-- start of LISTED ENTRIES --
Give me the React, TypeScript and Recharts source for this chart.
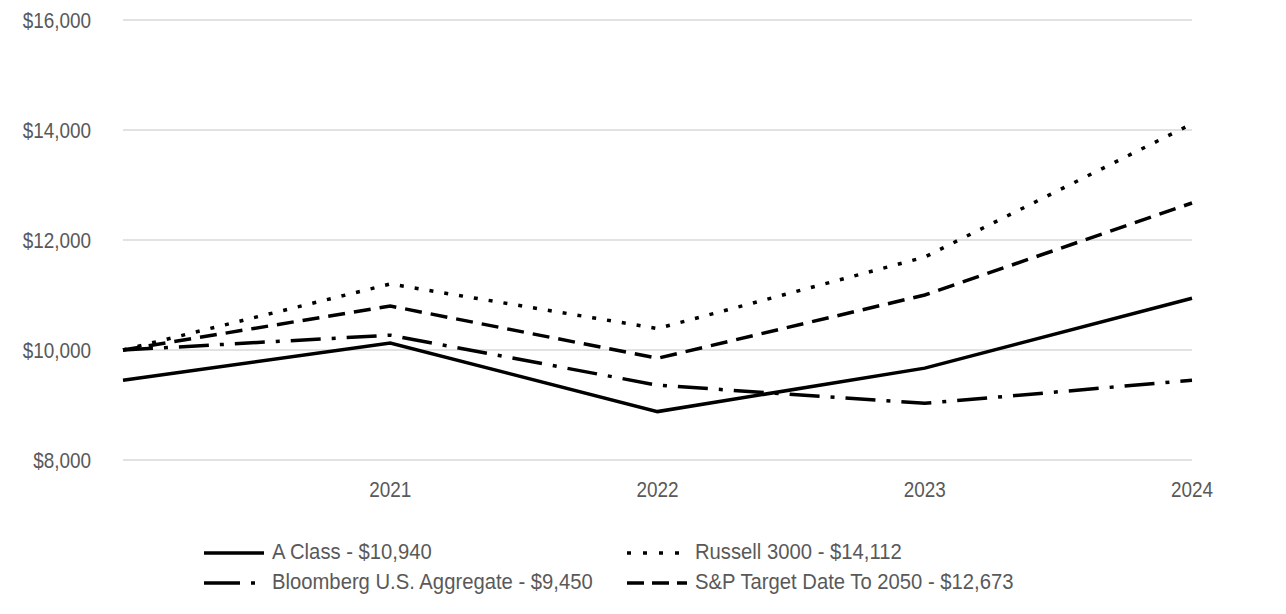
import React from "react";
import { LineChart, Line, XAxis, YAxis, CartesianGrid, Legend } from "recharts";

const categories = ["", "2021", "2022", "2023", "2024"];
const aClass = [9450, 10127, 8880, 9670, 10940];
const russell = [10000, 11200, 10390, 11690, 14112];
const bloomberg = [10000, 10270, 9360, 9030, 9450];
const spTarget = [10000, 10800, 9850, 11000, 12673];
const yTicks = [8000, 10000, 12000, 14000, 16000];

const series = [
  { key: "aClass", name: "A Class - $10,940", dash: undefined as string | undefined, legendDash: undefined as string | undefined },
  { key: "russell", name: "Russell 3000 - $14,112", dash: "4 11", legendDash: "4 12" },
  { key: "bloomberg", name: "Bloomberg U.S. Aggregate - $9,450", dash: "30 11 4 11", legendDash: "36 11 4 20" },
  { key: "spTarget", name: "S&P Target Date To 2050 - $12,673", dash: "17 9", legendDash: "17 8" },
];

const data = categories.map((c, i) => ({
  year: c,
  aClass: aClass[i],
  russell: russell[i],
  bloomberg: bloomberg[i],
  spTarget: spTarget[i],
}));

const FONT = "'Liberation Sans', Arial, sans-serif";
const AXIS_SQUEEZE = 0.86;
const LEGEND_SQUEEZE = 0.92;
const TEXT_COLOR = "#595959";

const fmt = (v: number) => "$" + v.toLocaleString("en-US");

const XTick = (props: any) => {
  const { x, y, payload } = props;
  return (
    <text
      x={x}
      y={y}
      dy={29}
      textAnchor="middle"
      fill={TEXT_COLOR}
      fontSize={22}
      fontFamily={FONT}
      transform={`translate(${x},0) scale(${AXIS_SQUEEZE},1) translate(${-x},0)`}
    >
      {payload.value}
    </text>
  );
};

const YTick = (props: any) => {
  const { x, y, payload } = props;
  return (
    <text
      x={x}
      y={y}
      dy={8}
      textAnchor="end"
      fill={TEXT_COLOR}
      fontSize={22}
      fontFamily={FONT}
      transform={`translate(${x},0) scale(${AXIS_SQUEEZE},1) translate(${-x},0)`}
    >
      {fmt(payload.value)}
    </text>
  );
};

const LegendContent = () => {
  const cols = [204, 627];
  return (
    <div style={{ position: "relative", height: 100, fontFamily: FONT, fontSize: 22, color: TEXT_COLOR }}>
      {series.map((s, i) => {
        const col = i % 2;
        const row = Math.floor(i / 2);
        return (
          <div
            key={s.key}
            style={{ position: "absolute", left: cols[col] - 18, top: 41 + row * 30, height: 24, width: 420 }}
          >
            <svg width={62} height={10} style={{ position: "absolute", left: 0, top: 7 }}>
              <line x1={0} y1={5} x2={60} y2={5} stroke="#000" strokeWidth={3.5} strokeDasharray={s.legendDash} />
            </svg>
            <span
              style={{
                position: "absolute",
                left: 68,
                top: -2,
                whiteSpace: "nowrap",
                transform: `scaleX(${LEGEND_SQUEEZE})`,
                transformOrigin: "left center",
              }}
            >
              {s.name}
            </span>
          </div>
        );
      })}
    </div>
  );
};

export default function App() {
  return (
    <div style={{ width: 1270, height: 598, fontFamily: FONT }}>
      <LineChart width={1270} height={598} data={data} margin={{ top: 12, right: 86, bottom: 6, left: 10 }}>
        <CartesianGrid horizontal vertical={false} stroke="#d9d9d9" strokeWidth={1.5} />
        <XAxis
          dataKey="year"
          axisLine={false}
          tickLine={false}
          height={40}
          tick={<XTick />}
          interval={0}
        />
        <YAxis
          domain={[8000, 16000]}
          ticks={yTicks}
          width={105}
          axisLine={false}
          tickLine={false}
          tickMargin={26}
          tick={<YTick />}
          interval={0}
        />
        <Legend verticalAlign="bottom" height={100} content={<LegendContent />} />
        {series.map((s) => (
          <Line
            key={s.key}
            dataKey={s.key}
            name={s.name}
            type="linear"
            stroke="#000"
            strokeWidth={3.5}
            strokeDasharray={s.dash}
            dot={false}
            activeDot={false}
            isAnimationActive={false}
          />
        ))}
      </LineChart>
    </div>
  );
}
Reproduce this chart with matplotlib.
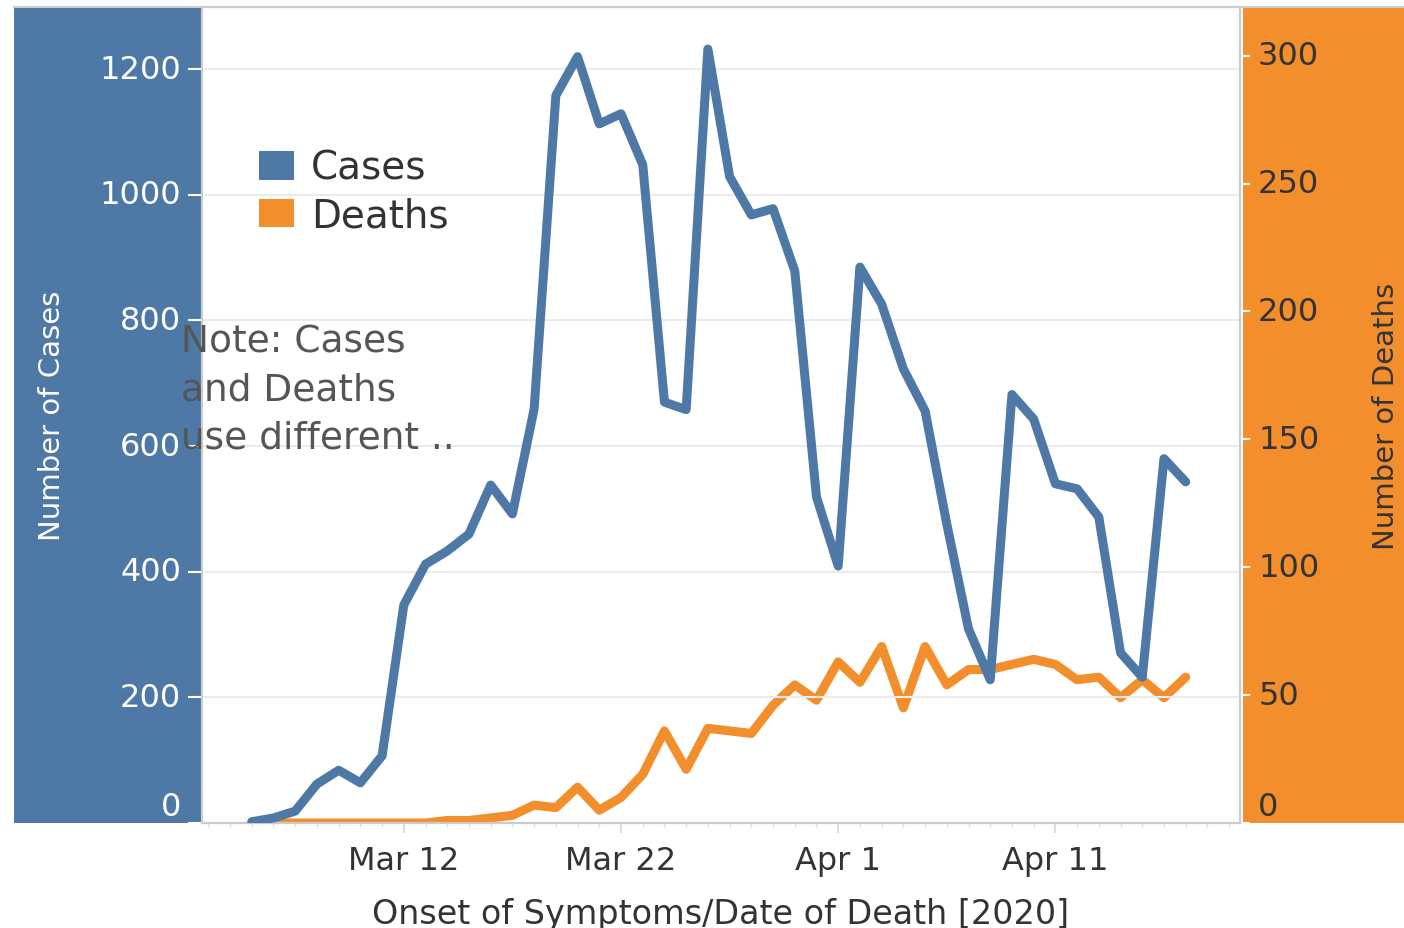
import matplotlib
matplotlib.use("Agg")
import matplotlib.pyplot as plt
import matplotlib.dates as mdates
import matplotlib.transforms as mtransforms
from matplotlib.patches import Rectangle, Patch
import pandas as pd

# daily values, Mar 5 - Apr 17 2020
dates = pd.date_range("2020-03-05", "2020-04-17", freq="D")
cases = [2, 8, 19, 62, 84, 64, 107, 347, 412, 433, 460, 538, 492, 659,
         1158, 1220, 1113, 1129, 1048, 670, 658, 1232, 1029, 968, 978, 879,
         519, 409, 885, 826, 723, 656, 476, 309, 228, 682, 643, 540, 532,
         487, 271, 232, 580, 543]
deaths = [0, 0, 0, 0, 0, 0, 0, 0, 0, 1, 1, 2, 3, 7, 6, 14, 5, 10, 19, 36,
          21, 37, 36, 35, 46, 54, 48, 63, 55, 69, 45, 69, 54, 60, 60, 62,
          64, 62, 56, 57, 49, 56, 49, 57]
case_ticks = [0, 200, 400, 600, 800, 1000, 1200]
death_ticks = [0, 50, 100, 150, 200, 250, 300]
date_ticks = ["2020-03-12", "2020-03-22", "2020-04-01", "2020-04-11"]

BLUE = "#4E79A7"
ORANGE = "#F28E2B"
TEXT = "#333333"
W, H = 1404, 929

fig = plt.figure(figsize=(W / 100, H / 100), dpi=100)

# coloured side panels behind the axis labels
fig.patches.append(Rectangle((14 / W, 1 - 824 / H), (202 - 14) / W, 816 / H,
                             transform=fig.transFigure, facecolor=BLUE,
                             edgecolor="none", zorder=-5))
fig.patches.append(Rectangle((1243 / W, 1 - 824 / H), (W - 1243) / W, 816 / H,
                             transform=fig.transFigure, facecolor=ORANGE,
                             edgecolor="none", zorder=-5))

ax = fig.add_axes([202 / W, 1 - 824 / H, (1240 - 202) / W, 816 / H])
ax2 = ax.twinx()
ax.set_zorder(ax2.get_zorder() + 1)
ax.patch.set_visible(False)
ax2.patch.set_facecolor("white")

ax.plot(dates, cases, color=BLUE, lw=6.5, solid_joinstyle="round",
        solid_capstyle="round", zorder=3)
ax2.plot(dates, deaths, color=ORANGE, lw=6.5, solid_joinstyle="round",
         solid_capstyle="round", zorder=3)

ax.set_ylim(0, 1299)
ax2.set_ylim(0, 319)
ax.set_xlim(pd.Timestamp("2020-03-02 17:00"), pd.Timestamp("2020-04-19 12:00"))

ax.set_yticks(case_ticks)
ax2.set_yticks(death_ticks)
ax.set_xticks(pd.to_datetime(date_ticks))
ax.xaxis.set_major_formatter(mdates.DateFormatter("%b %-d"))
ax.xaxis.set_minor_locator(mdates.DayLocator())

ax.grid(axis="y", color="#EBEBEB", lw=1.5)
ax.set_axisbelow(True)

for a in (ax, ax2):
    for s in a.spines.values():
        s.set_color("#CCCCCC")
        s.set_linewidth(1.5)

ax.tick_params(axis="y", colors="white", labelsize=23, length=10, width=1.5,
               pad=5)
ax2.tick_params(axis="y", colors="white", labelcolor=TEXT, labelsize=23,
                length=7, width=1.5, pad=6)
ax.tick_params(axis="x", which="major", colors="#DDDDDD", labelcolor=TEXT,
               labelsize=23, length=7, width=1.5, pad=9)
ax.tick_params(axis="x", which="minor", colors="#DDDDDD", length=3, width=1)

# the zero labels sit just above the baseline, as in the original
lift = mtransforms.ScaledTranslation(0, 0.5 / 72, fig.dpi_scale_trans)
for a in (ax, ax2):
    labels = a.get_yticklabels()
    for lab in labels:
        lab.set_verticalalignment("center")
    labels[0].set_verticalalignment("bottom")
    labels[0].set_transform(labels[0].get_transform() + lift)

ax.set_xlabel("Onset of Symptoms/Date of Death [2020]", fontsize=24,
              color=TEXT, labelpad=15)
ax.set_ylabel("Number of Cases", fontsize=21, color="white", labelpad=24)
ax2.set_ylabel("Number of Deaths", fontsize=21, color=TEXT, labelpad=38)

handles = [Patch(facecolor=BLUE, label="Cases"),
           Patch(facecolor=ORANGE, label="Deaths")]
ax.legend(handles=handles, loc="upper left", bbox_to_anchor=(0.036, 0.85),
          frameon=False, fontsize=28, handlelength=0.9, handleheight=0.75,
          handletextpad=0.45, labelspacing=0.25, borderpad=0, labelcolor=TEXT)

fig.text(181 / W, 1 - 325 / H, "Note: Cases\nand Deaths\nuse different ..",
         fontsize=27, color="#555555", va="top", ha="left", linespacing=1.42,
         zorder=10)

# thin grey frame line at the top of the whole chart
fig.add_artist(plt.Line2D([14 / W, 1], [1 - 8 / H, 1 - 8 / H],
                          transform=fig.transFigure, color="#CCCCCC", lw=1.5))

fig.savefig("out.png", dpi=100)
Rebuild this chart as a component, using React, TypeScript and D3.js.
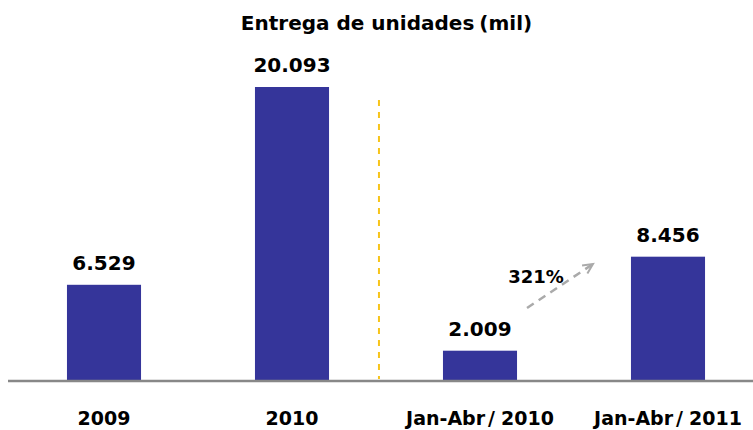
-- end of LISTED ENTRIES --
Show the lines where the word "matplotlib" appears in the entries.

• _COMPLETED EXERCISE_
Reproduce this chart with matplotlib.
import matplotlib
matplotlib.use("Agg")
import matplotlib.pyplot as plt
import matplotlib.dates as mdates
import matplotlib.transforms as mtransforms
from matplotlib.patches import Rectangle, Patch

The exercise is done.